Statistical Methods for Students in the Life and Social Sciences
(aka: How to be a Data Boss)
This course is meant to introduce students in the life and social sciences to the skill set needed to do well-executed and well-explicated statistical analyses. The course is aimed at students with little prior experience in statistical analyses, but prior exposure to “stats 101″-type courses is helpful. The course will be almost entirely based on material posted on this website. The course syllabus can be found here. There is no textbook for this course, but recommended reading is How to Lie with Statistics by Irving Geis, Statistical Data Analysis by Glen Cowan, and Applied Linear Statistical Models by Kutner et al (doesn’t really matter which edition). Upon completing this course: Students will have an understanding of basic statistical methods, including hypothesis testing, linear regression and generalized regression methods, and will understand common pitfalls in statistical analyses, and how to avoid them (and detect them, when reviewing papers!). If we have the following problem as the course progresses, students need to tell me, because it means that I need to adjust the pace and content of the course material: Upon completion of the course, students will have basic functionality in R, and will learn how to read in, manipulate, and export data in R, and will be able to create publication-quality plots in R. Methods for producing well-written scientific papers, and giving good oral presentations, are also heavily stressed throughout the course.
The Dr.Towers’ Golden Rules for Statistical Data Analysis:
- All (or nearly all) data has stochasticity (ie; randomness) associated with it
- A probability distribution underlies that stochasticity
- Hypothesis test are based on that probability distribution
- Anything calculated using data (like statistics like the mean or standard deviation, for example) has stochasticity associated with it, because the data are stochastic.
- Every statistical analysis needs to start with a “meet and greet” with your data. Calculation of basic statistics (sample size, means, standard deviations, ranges, etc), and plots to explore the data and ensure no funny business is going on.
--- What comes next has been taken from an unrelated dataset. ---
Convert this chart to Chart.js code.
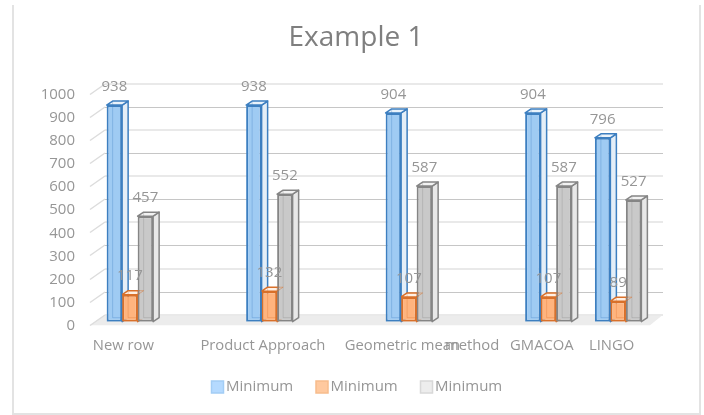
<!DOCTYPE html>
<html>
<head>
<meta charset="utf-8">
<title>Example 1</title>
<script src="https://cdn.jsdelivr.net/npm/chart.js@4"></script>
<style>
  html, body { margin: 0; padding: 0; background: #fff; }
  #wrap { position: relative; width: 704px; height: 415px; overflow: hidden; }
  #frame { position: absolute; left: 12px; top: 5px; width: 685px; height: 408px;
           border: 2px solid #e3e3e3; border-top: none; pointer-events: none; }
</style>
</head>
<body>
<div id="wrap">
  <div id="frame"></div>
  <canvas id="myChart" width="704" height="415"></canvas>
</div>
<script>
const categories = ['New row', '', 'Product Approach', '', 'Geometric mean', 'method', 'GMACOA', 'LINGO'];
const seriesNames = ['Minimum', 'Minimum', 'Minimum'];
const blueValues = [938, null, 938, null, 904, null, 904, 796];
const orangeValues = [117, null, 132, null, 107, null, 107, 89];
const greyValues = [457, null, 552, null, 587, null, 587, 527];
const yTicks = [0, 100, 200, 300, 400, 500, 600, 700, 800, 900, 1000];

const textColor = '#969696';
const fontFamily = "'Open Sans', sans-serif";

// depth of a bar and of the back wall
const barDx = 6, barDy = 4;
const wallDy = 7;

const looks = [
  { front: '#9fcbf3', side: '#e4eef7', top: '#eaf3fb', edge: '#3d7fc0', swatch: '#b5daff', swatchEdge: '#a3cdf5' },
  { front: '#ffb47e', side: '#fbdcc6', top: '#fff0e4', edge: '#d9702a', swatch: '#ffc99f', swatchEdge: '#f7bc8c' },
  { front: '#c9c9c9', side: '#e8e8e8', top: '#f2f2f2', edge: '#858585', swatch: '#ededed', swatchEdge: '#d8d8d8' }
];

function poly(c, pts, fill, stroke, width) {
  c.beginPath();
  pts.forEach((p, i) => i ? c.lineTo(p[0], p[1]) : c.moveTo(p[0], p[1]));
  c.closePath();
  if (fill) { c.fillStyle = fill; c.fill(); }
  if (stroke) { c.strokeStyle = stroke; c.lineWidth = width; c.lineJoin = 'round'; c.stroke(); }
}

function boxOf(bar) {
  const p = bar.getProps(['x', 'y', 'base', 'width'], true);
  return { l: p.x - p.width / 2, r: p.x + p.width / 2, t: p.y, b: p.base };
}

function eachBar(chart, d, fn) {
  chart.getDatasetMeta(d).data.forEach((bar, i) => {
    if (chart.data.datasets[d].data[i] !== null) fn(boxOf(bar));
  });
}

// title sits centred over the frame rather than the whole canvas
const titleShift = {
  id: 'titleShift',
  afterLayout(chart) { chart.titleBlock.left = 59; }
};

const wall = {
  id: 'wall',
  beforeDatasetsDraw(chart) {
    const c = chart.ctx, y = chart.scales.y;
    const backL = 105, backR = 663, frontL = 90, frontR = 650;
    c.save();
    const y0 = y.getPixelForValue(0);
    poly(c, [[frontL, y0 + 3.5], [backL, y0 - wallDy], [backR, y0 - wallDy], [frontR, y0 + 3.5]], '#ececec');
    yTicks.forEach(v => {
      const py = Math.round(y.getPixelForValue(v) - wallDy);
      const soft = v % 200 === 0;
      c.strokeStyle = soft ? '#e9e9e9' : '#c6c6c6';
      c.lineWidth = soft ? 2 : 1;
      const ly = soft ? py : py + 0.5;
      c.beginPath(); c.moveTo(backL, ly); c.lineTo(backR, ly); c.stroke();
      c.strokeStyle = '#dcdcdc';
      c.lineWidth = 1.5;
      c.beginPath(); c.moveTo(frontL, py + 10.5); c.lineTo(backL, py); c.stroke();
    });
    c.restore();
  }
};

// side and top faces go under the flat bars, the hidden back edges over them
const depth = {
  id: 'depth',
  beforeDatasetsDraw(chart) {
    const c = chart.ctx;
    c.save();
    looks.forEach((look, d) => eachBar(chart, d, b => {
      poly(c, [[b.r, b.t], [b.r + barDx, b.t - barDy], [b.r + barDx, b.b - barDy], [b.r, b.b]], look.side, look.edge, 1.5);
      poly(c, [[b.l, b.t], [b.l + barDx, b.t - barDy], [b.r + barDx, b.t - barDy], [b.r, b.t]], look.top, look.edge, 1.5);
    }));
    c.restore();
  },
  afterDatasetsDraw(chart) {
    const c = chart.ctx;
    c.save();
    c.lineWidth = 1;
    looks.forEach((look, d) => eachBar(chart, d, b => {
      c.globalAlpha = 0.3;
      c.strokeStyle = look.edge;
      c.beginPath();
      c.moveTo(b.l + barDx, b.t - barDy + 1);
      c.lineTo(b.l + barDx, b.b - barDy);
      c.lineTo(b.r - 1, b.b - barDy);
      c.stroke();
    }));
    // the orange lid shows through the grey bar next to it
    c.globalAlpha = 0.45;
    eachBar(chart, 1, b => {
      poly(c, [[b.r, b.t], [b.r + barDx, b.t - barDy], [b.r, b.t - barDy]], null, looks[1].edge, 1);
    });
    c.restore();
  }
};

const valueLabels = {
  id: 'valueLabels',
  afterDatasetsDraw(chart) {
    const c = chart.ctx;
    c.save();
    c.font = '15px ' + fontFamily;
    c.fillStyle = textColor;
    c.textAlign = 'center';
    c.textBaseline = 'middle';
    chart.data.datasets.forEach((ds, d) => {
      chart.getDatasetMeta(d).data.forEach((bar, i) => {
        if (ds.data[i] === null) return;
        c.fillText(ds.data[i], bar.x, bar.y - 18.5);
      });
    });
    c.restore();
  }
};

// legend row with tight swatch spacing
const keyRow = {
  id: 'keyRow',
  afterDraw(chart) {
    const c = chart.ctx;
    c.save();
    c.font = '15px ' + fontFamily;
    c.textBaseline = 'middle';
    chart.data.datasets.forEach((ds, d) => {
      const x = 211.5 + d * 104.5, y = 387;
      c.fillStyle = looks[d].swatch;
      c.strokeStyle = looks[d].swatchEdge;
      c.lineWidth = 1.5;
      c.fillRect(x, y - 6, 12, 12);
      c.strokeRect(x, y - 6, 12, 12);
      c.fillStyle = textColor;
      c.fillText(ds.label, x + 14.5, y);
    });
    c.restore();
  }
};

const barOptions = { categoryPercentage: 2 / 3, barPercentage: 1, borderWidth: 2, borderSkipped: false };

new Chart(document.getElementById('myChart'), {
  type: 'bar',
  data: {
    labels: categories,
    datasets: [
      { label: seriesNames[0], data: blueValues, backgroundColor: looks[0].front, borderColor: looks[0].edge, ...barOptions },
      { label: seriesNames[1], data: orangeValues, backgroundColor: looks[1].front, borderColor: looks[1].edge, ...barOptions },
      { label: seriesNames[2], data: greyValues, backgroundColor: looks[2].front, borderColor: looks[2].edge, ...barOptions }
    ]
  },
  plugins: [titleShift, wall, depth, valueLabels, keyRow],
  options: {
    responsive: false,
    animation: false,
    layout: {
      autoPadding: false,
      padding: { left: 0, right: 51, top: 0, bottom: 53.3 }
    },
    scales: {
      x: {
        grid: { display: false, drawTicks: false },
        border: { display: false },
        afterFit(scale) { scale.height = 40; },
        ticks: {
          autoSkip: false,
          maxRotation: 0,
          minRotation: 0,
          padding: 15,
          labelOffset: -6.5,
          color: textColor,
          font: { family: fontFamily, size: 14.8 }
        }
      },
      y: {
        min: 0,
        max: 1000,
        grid: { display: false, drawTicks: false },
        border: { display: false },
        afterFit(scale) { scale.width = 95; },
        ticks: {
          stepSize: 100,
          padding: 20,
          labelOffset: 4,
          color: textColor,
          font: { family: fontFamily, size: 15 },
          callback: value => String(value)
        }
      }
    },
    plugins: {
      legend: { display: false },
      tooltip: { enabled: false },
      title: {
        display: true,
        text: 'Example 1',
        color: '#7f7f7f',
        padding: { top: 21, bottom: 36.1 },
        font: { family: fontFamily, size: 28, weight: 'normal', lineHeight: 1.2 }
      }
    }
  }
});
</script>
</body>
</html>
- When doing regression, you need three things: some data, a model that describes how the data depend on the explanatory variables, and a goodness-of-fit statistic based on the probability distribution that underlies the stochasticity in the data. Goodness-of-fit statistics include Least Squares, or Binomial likelihood, Poisson likelihood, Negative Binomial likelihood, etc.
List of course modules:
- Good work habits, and requirements for homework
- Literature searches with Google Scholar
- Elements of scientific papers
- The basics of the R statistical programming language
- Difference between statistical and mathematical models
- Probability distributions important to modelling in the life and social sciences
- Descriptive statistics: mean, covariance, variance, and correlation
- Online sources of free data
- Extracting data from graphs in the published literature
- Bringing together disparate sources of data
- Correlations, partial correlations, and confounding variables
- Exploratory data analysis examples
- Least squares linear regression
- Producing well written manuscripts in a timely fashion
- Giving a good presentation
- t-tests and z-tests of means, and ANOVA
- Poisson regression
- Logistic regression
- Population standardized Poisson regression for data expressed as per capita rates
- Kolmogorov-Smirnov test to compare the shape of two distributions
- Negative Binomial likelihood fits for over-dispersed count data
- Homework #8, due Friday April 20th at noon. (in class presentations the week of April 23rd)
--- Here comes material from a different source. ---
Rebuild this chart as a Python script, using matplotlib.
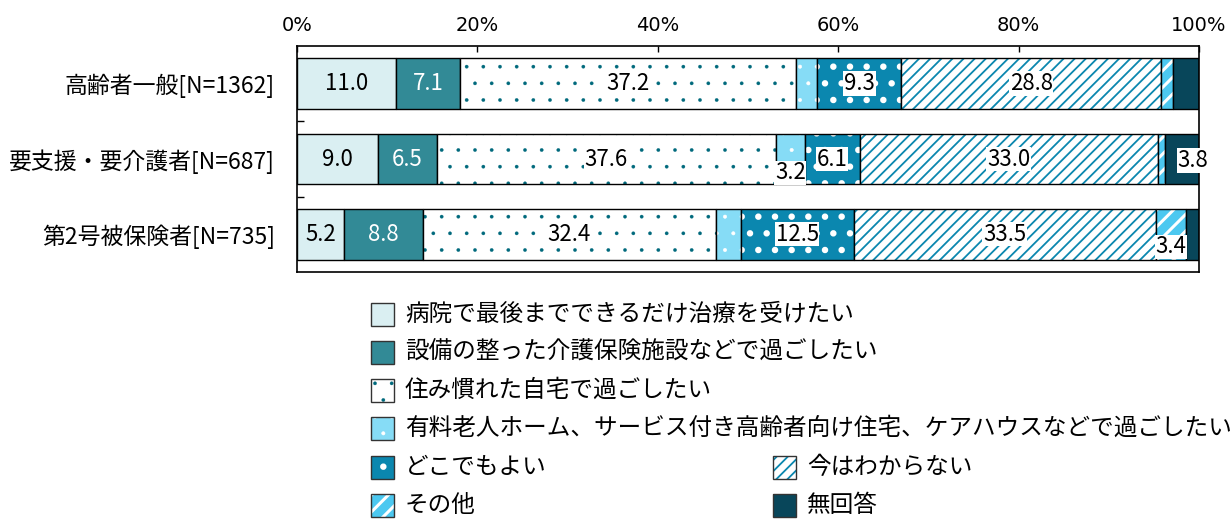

- Numerical methods for propagation of uncertainties
- Least Squares fitting is equivalent to homoskedastic Normal likelihood fitting
- Model validation methods
- Making choropleth maps in R
- K-means clustering
- R Shiny (more examples here)
Course expectations: There will be regular homework projects assigned throughout the course, which will be worth 50% of the grade. Students are strongly encouraged to work together in groups to discuss issues related to the homework and resolve problems. However, plagiarism of code will not be tolerated. There also may be unannounced in-class pop quizzes during the semester. If these occur, they will be counted among the homework grades. The culmination of the course will be a group term project (two to three students collaborating together, with the project worth 50% of the final grade). Students will write-up the results of their project in a format suitable for publication, using the format required by a journal they have identified as being appropriate for the topic. A cover letter written to the editor of the journal is also required. However, submission for publication is not required, but encouraged if the analysis is novel. Students are responsible for locating and obtaining sources of data, and developing an appropriate statistical model for the project, so this should be something they begin to think about very early in the course. This course has no associated textbook. Instead the course content consists of the modules that appear on this website. A textbook that students may find useful is Statistical Data Analysis, by G. Cowan Students are expected to bring their laptops to class. Before the course begins, students are expected to have downloaded the R programming language onto their laptop from http://www.r-project.org/ (R is open-source free software). Final project write-ups will be due Friday, April 13th. Each of the project groups will perform an in-class 20 min presentation on Monday, April 23rd, 2018 and Wed, April 25th, 2018. During the week of April 16th, project groups will meet with Dr. Towers to discuss their final project write-ups, and their upcoming presentation. By Friday, April 27th, all group members are to submit to Prof Towers a confidential email, detailing their contribution to the group project, and detailing the contributions of the other group members.